Experience somewhere in the continent points to a different picture, the Times says citing a bad reputation of Chinese mine owners in labour and community relations in countries like Zambia where fatal clashes occured between workers and personnel in the management.

“There are positive and negative examples of Chinese investment across Africa, and we need to be clear about what China needs. “It really depends on the individual company’s engagement with the local population. Many Chinese investors are beginning to learn this,” Markus Weimer, an Africa specialist at Chatham House is quoted by the Financial Times as saying.

Shefali Rai, a Tanzania expert from the Economist Intelligence Unit is also quoted as saying; “Like most other cases, the impact that an acquisition would have on working conditions at the mine would depend on how stringently the Tanzanian government enforces its labour laws. These challenges are not restricted to Chinese-owned firms.”
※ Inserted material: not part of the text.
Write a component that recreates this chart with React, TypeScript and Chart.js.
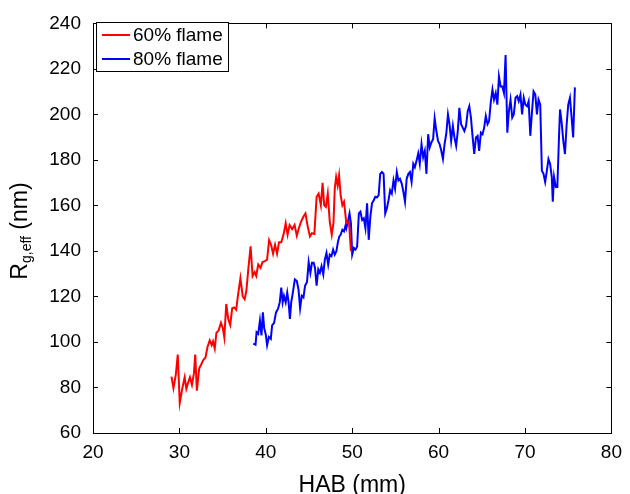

Barrick’s plan to sell the African Barrick Gold is seen by some analysts as a strategy to “off-load underperforming assets.” But other analysts add that Tanzania’s unfavourable mining investment climate, characterized by ever changing mining legislation, is also pushing big investors like Barrick towards the exit.

After enacting the Mining Act 1997, which attracted large mining investors, the government came up with the Mining Act 2010 that shifted goal posts in the mining fields.

And despite the fact that the piece of the legislation made it clear that the new clauses- like those that raised royalty to four per cent, obliging government’s mine ownership of about 10 per cent and those urging mining firms to list at the Dar es Salaam Stock Exchange- would not affect the existing miners, pressure kept growing for the miners to comply.

And in fact ABG was one of the first mining firms to agree to pay the four per cent royalty. The firm also cross-listed at the Dar es Salaam Stock Exchange from the London Stock Exchange.

Legislation aside, unreliable power supply to the mine, poor quality mined material, sour community relations at the North Mara mine are other contributing factors for Barrick’s exit from Tanzania, according to experts.

But with an insatiable appetite for gold, Chinese investors do not seem to mind these “obstacles”.

“If Barrick is no longer keen on this operating environment, it’s not surprising that Chinese firms are interested in replacing them. China is expected to overtake India this year as the world’s largest gold buyer and according to Chinese state media, its mining companies are looking overseas to meet demand,” says an analysis by the Financial Times.

The fact that ABG is listed on a stock exchange guarantees some levels of transparency in the Chinese operations in the country, once and if the deal is sealed.

But how and whether the country will benefit from the entry of the Chinese on the Tanzanian gold scene is a more complex issue, which goes beyond the willingness of the Chinese, or other miners for that matter, to share the revenue from minerals with the government or local communities.